Over the years, Palazzo Citterio has undergone various renovation projects, from the 1980s onwards, with different allocations of funds by the Ministry: from the first project by Giancarlo Ortelli and Edoardo Sianesi, to the renovations that led to the creation of rooms such as the one entrusted in 1986 by the Associazione Amici di Brera to architect James Stirling, up to the 2000s with the redefinition of the layout of the underground rooms and the arrangement of the unbuilt spaces. Until the last substantial funding in 2012 with the start of the work, a significant part of which was completed in 2018. After the palace passed to the then director of Brera James Bradburne, the project was extended until the end of his term in October 2023 while, in the meantime, the twentieth-century works from the Jesi and Vitali collections have found their place in the Napoleonic rooms of the Pinacoteca in special on-sight storage areas created in 2019 thanks to financing from the Fondazione Giulio and Giovanna Sacchetti. After taking office on 15 January 2024, Managing Director Crespi launched a new project with major structural consolidation work on part of the building, improvements to the museum's HVAC systems, and the creation of fittings in continuity with the Superintendency's restoration work. The work, which began in June, was completed on 31 October. The opening has now arrived.

From a structural point of view today, in the centre of the Palazzo, on the piano nobile there is a large room, called room number 40, in continuity with the Pinacoteca where the works cover the period up to 1861. In this room, conceived by Isabella Marelli who recently passed away, Giuseppe Pellizza da Volpedo's "Fiumana" is exhibited and from here the two collections start: one facing Via Brera, the Jesi, the other facing the garden, the Vitali.

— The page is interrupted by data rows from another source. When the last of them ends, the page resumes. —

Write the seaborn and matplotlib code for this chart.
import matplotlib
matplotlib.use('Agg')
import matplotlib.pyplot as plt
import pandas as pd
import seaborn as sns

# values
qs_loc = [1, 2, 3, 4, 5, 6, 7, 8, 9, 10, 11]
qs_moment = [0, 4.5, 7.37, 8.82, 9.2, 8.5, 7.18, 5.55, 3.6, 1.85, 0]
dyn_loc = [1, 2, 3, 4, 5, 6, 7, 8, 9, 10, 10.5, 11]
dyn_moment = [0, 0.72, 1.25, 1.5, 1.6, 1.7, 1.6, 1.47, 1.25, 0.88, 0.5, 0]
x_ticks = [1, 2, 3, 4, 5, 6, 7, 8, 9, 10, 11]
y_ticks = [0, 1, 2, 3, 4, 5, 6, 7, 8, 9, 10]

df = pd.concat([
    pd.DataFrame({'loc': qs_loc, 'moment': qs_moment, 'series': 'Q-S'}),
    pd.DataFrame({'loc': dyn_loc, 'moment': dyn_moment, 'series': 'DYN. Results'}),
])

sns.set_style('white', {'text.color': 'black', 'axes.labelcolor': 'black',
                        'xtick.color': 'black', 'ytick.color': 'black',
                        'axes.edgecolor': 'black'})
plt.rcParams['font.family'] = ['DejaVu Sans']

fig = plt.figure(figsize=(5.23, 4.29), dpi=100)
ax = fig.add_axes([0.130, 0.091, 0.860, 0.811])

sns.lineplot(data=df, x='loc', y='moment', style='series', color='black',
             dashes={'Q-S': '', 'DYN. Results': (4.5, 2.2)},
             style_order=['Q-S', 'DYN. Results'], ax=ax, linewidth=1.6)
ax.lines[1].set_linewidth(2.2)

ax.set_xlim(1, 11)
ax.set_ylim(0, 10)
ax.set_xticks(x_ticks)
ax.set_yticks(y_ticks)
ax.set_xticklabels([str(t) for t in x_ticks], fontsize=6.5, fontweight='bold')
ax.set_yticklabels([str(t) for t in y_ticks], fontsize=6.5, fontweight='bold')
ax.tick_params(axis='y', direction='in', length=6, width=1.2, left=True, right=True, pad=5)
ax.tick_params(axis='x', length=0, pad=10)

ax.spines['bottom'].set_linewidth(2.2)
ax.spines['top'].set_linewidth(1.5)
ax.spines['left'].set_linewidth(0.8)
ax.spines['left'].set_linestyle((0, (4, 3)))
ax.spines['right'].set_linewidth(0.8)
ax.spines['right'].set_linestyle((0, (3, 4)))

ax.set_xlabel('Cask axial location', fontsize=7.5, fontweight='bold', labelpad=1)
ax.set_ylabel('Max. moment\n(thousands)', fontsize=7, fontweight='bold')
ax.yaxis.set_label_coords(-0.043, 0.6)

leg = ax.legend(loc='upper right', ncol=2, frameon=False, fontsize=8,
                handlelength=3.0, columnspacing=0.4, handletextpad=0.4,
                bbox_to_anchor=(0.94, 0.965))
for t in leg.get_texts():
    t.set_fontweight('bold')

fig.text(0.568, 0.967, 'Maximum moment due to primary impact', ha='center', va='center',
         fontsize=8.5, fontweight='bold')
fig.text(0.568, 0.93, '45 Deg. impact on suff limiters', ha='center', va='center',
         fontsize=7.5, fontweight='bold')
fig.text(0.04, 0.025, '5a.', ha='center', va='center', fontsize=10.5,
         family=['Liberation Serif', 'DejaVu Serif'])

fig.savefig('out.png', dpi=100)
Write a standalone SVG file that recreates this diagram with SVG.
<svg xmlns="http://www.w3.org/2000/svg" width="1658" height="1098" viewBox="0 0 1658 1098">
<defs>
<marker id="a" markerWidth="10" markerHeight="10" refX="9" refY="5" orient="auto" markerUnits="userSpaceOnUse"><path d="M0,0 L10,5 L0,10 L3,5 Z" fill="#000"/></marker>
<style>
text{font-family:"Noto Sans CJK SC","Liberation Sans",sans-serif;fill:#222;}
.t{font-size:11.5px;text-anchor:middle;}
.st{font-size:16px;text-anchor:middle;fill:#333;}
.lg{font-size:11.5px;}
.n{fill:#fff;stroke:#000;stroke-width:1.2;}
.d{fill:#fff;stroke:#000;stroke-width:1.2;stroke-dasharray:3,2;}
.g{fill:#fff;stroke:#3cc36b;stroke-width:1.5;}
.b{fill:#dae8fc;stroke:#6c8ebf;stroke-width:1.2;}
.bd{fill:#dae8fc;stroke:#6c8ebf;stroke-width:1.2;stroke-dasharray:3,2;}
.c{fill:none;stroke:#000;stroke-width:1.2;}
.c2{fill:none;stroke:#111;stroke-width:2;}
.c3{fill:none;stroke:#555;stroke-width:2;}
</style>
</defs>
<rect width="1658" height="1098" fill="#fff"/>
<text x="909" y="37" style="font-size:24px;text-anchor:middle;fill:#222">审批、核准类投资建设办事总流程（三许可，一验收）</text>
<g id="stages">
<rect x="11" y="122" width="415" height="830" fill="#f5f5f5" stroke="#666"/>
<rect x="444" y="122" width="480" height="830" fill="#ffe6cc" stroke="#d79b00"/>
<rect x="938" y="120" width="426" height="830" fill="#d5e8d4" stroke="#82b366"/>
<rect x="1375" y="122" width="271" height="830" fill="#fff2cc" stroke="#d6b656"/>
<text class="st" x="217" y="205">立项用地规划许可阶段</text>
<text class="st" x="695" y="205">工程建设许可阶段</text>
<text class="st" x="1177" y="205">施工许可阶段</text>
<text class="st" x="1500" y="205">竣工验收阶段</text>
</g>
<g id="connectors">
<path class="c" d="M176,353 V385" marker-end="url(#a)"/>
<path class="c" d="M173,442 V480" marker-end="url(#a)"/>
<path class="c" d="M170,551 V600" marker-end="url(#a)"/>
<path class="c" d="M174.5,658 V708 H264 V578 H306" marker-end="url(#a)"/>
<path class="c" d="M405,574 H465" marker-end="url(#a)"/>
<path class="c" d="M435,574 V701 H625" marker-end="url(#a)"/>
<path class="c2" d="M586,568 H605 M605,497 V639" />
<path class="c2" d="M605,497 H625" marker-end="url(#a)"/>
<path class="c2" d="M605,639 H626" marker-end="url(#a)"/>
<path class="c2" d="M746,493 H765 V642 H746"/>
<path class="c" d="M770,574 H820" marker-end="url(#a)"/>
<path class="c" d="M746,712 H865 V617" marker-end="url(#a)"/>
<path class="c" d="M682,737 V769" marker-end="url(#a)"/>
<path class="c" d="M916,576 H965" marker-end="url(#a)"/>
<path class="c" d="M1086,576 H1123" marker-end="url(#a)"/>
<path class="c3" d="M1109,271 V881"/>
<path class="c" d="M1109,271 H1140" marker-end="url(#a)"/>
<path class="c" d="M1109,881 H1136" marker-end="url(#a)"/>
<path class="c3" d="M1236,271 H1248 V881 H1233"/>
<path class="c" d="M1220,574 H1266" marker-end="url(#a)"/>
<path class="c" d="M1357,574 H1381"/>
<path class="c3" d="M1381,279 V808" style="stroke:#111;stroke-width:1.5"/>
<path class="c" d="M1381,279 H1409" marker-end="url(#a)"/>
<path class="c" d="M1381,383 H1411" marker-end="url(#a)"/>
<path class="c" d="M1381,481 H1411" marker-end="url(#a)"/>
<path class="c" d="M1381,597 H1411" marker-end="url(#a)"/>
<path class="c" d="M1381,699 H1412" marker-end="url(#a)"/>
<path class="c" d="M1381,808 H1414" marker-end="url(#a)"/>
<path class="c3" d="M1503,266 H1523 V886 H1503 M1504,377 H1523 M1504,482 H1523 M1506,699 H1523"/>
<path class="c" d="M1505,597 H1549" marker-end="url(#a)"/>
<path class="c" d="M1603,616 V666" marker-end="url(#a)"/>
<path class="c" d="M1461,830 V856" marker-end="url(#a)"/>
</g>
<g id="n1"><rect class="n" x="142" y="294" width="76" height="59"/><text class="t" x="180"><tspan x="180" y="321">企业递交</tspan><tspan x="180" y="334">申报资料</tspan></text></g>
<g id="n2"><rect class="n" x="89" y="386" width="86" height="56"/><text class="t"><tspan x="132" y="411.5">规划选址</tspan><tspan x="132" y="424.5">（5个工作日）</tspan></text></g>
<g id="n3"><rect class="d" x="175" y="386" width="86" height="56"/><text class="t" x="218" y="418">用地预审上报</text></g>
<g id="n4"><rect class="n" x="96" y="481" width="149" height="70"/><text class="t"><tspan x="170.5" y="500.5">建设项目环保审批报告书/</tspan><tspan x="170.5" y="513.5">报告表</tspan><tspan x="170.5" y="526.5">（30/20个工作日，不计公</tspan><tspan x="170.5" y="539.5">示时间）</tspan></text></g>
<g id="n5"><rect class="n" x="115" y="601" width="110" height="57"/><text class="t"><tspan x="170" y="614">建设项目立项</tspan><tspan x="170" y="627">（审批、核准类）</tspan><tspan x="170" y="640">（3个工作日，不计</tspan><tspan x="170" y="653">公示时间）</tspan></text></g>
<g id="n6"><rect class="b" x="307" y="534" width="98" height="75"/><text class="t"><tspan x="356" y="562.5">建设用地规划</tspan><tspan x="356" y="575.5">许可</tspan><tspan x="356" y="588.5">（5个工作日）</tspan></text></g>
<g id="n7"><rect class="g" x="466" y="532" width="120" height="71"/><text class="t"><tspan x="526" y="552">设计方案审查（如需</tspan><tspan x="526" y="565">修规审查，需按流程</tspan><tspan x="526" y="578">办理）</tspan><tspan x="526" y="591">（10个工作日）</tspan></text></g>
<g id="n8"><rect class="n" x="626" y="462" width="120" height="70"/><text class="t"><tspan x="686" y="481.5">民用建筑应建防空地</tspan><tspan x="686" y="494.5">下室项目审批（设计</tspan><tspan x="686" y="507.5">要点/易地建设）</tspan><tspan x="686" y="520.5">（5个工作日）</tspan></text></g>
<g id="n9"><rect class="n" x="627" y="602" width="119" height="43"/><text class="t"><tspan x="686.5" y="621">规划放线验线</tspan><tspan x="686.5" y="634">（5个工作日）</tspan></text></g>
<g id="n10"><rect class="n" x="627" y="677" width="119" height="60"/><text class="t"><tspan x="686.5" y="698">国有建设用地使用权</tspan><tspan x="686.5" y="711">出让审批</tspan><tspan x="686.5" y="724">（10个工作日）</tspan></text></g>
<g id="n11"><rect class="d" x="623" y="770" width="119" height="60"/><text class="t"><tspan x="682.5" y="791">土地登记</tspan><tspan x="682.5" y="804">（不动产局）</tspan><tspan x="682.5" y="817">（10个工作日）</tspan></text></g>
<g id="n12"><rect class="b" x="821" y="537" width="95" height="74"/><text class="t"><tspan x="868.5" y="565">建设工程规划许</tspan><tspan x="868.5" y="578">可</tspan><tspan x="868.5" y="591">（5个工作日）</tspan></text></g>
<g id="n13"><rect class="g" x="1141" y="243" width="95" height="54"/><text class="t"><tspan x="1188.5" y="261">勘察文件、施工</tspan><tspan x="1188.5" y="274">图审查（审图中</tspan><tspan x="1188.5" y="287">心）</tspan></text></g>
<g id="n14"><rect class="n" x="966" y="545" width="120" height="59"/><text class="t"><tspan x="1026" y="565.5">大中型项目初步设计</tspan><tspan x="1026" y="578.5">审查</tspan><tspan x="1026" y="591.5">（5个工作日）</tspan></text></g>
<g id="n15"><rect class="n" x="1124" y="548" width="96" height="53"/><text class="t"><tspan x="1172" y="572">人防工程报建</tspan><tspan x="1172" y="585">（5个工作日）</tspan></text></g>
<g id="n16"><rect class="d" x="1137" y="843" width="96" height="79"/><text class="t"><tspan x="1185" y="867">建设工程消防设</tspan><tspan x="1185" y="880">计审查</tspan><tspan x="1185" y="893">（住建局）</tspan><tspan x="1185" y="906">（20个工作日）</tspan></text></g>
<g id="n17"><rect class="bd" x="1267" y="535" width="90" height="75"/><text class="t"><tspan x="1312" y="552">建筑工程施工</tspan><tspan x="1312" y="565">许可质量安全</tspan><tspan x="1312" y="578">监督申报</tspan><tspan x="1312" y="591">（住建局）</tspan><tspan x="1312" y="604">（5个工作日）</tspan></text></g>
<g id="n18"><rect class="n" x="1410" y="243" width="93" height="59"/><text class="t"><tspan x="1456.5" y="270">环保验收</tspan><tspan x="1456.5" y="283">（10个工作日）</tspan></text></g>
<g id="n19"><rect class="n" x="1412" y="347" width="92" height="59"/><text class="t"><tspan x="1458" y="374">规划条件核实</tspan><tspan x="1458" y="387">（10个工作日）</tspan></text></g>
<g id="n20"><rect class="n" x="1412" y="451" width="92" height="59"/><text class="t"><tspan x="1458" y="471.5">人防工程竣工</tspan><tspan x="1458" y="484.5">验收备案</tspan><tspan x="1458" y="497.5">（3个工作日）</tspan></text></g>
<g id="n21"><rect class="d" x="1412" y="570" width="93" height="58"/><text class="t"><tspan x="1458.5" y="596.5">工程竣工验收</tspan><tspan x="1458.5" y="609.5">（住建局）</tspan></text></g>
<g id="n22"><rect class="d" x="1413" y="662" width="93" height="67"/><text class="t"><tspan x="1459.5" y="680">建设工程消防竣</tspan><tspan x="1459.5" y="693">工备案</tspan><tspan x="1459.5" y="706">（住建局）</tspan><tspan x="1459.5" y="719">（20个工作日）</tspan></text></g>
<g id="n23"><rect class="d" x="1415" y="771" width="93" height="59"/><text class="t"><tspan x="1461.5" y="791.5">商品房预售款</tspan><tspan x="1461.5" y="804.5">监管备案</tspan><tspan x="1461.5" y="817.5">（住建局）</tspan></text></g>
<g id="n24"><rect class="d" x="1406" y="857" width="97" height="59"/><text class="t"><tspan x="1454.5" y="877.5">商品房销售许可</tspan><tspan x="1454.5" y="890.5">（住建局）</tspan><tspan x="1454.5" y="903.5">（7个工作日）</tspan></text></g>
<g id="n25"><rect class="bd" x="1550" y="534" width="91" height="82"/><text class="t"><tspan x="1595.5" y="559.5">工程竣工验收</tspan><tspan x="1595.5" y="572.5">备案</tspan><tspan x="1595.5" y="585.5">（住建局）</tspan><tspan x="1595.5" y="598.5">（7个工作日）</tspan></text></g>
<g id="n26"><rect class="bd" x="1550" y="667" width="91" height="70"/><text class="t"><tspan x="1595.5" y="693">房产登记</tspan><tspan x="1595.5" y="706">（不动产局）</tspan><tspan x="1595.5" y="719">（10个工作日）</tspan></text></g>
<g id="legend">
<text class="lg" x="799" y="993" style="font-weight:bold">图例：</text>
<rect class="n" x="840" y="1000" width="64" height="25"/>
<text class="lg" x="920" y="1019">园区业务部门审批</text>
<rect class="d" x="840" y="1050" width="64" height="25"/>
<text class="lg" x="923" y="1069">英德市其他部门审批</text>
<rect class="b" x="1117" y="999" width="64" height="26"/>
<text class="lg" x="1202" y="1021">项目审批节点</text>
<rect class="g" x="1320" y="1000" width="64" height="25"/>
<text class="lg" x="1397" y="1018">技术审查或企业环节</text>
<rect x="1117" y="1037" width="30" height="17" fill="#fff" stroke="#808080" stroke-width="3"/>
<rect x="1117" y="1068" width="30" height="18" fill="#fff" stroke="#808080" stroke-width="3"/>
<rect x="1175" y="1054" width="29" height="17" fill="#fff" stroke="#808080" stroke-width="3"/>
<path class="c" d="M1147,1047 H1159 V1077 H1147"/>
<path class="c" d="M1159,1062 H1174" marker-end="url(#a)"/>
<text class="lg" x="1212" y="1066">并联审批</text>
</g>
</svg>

Curated by Marina Gargiulo, art historian in charge of the Brera Art Gallery's 20th century collections, the arrangement of the works has been organised by thematic and chronological nuclei. The piano nobile will display masterpieces of the Italian and international 20th century, from Boccioni to Modigliani, from Morandi to Picasso. Added to these works is the collection of minimal self-portraits of great 20th century artists that belonged to the writer, scriptwriter and artist,Cesare Zavattini and the 23 "Fantasie" by Mario Mafai. The rooms of Palazzo Citterio will also be enriched by a series of masterpieces by great masters such as Picasso, de Chirico, Savinio, Campigli, Cassinari, Melotti, de Pisis, which the Pinacoteca has acquired in recent decades - through pre-emption or compulsory purchase - in order to enrich the corpus of 20th century works.

The second floor and the Stirling Hypogeum, on the other hand, are intended as spaces for temporary exhibitions, and here from 8 December 2024 to 9 March 2025 the exhibition "La Grande Brera. A community of arts and sciences" curated by Luca Molinari, tells the story of the architecture and communities that have lived in the Brera building since 1500.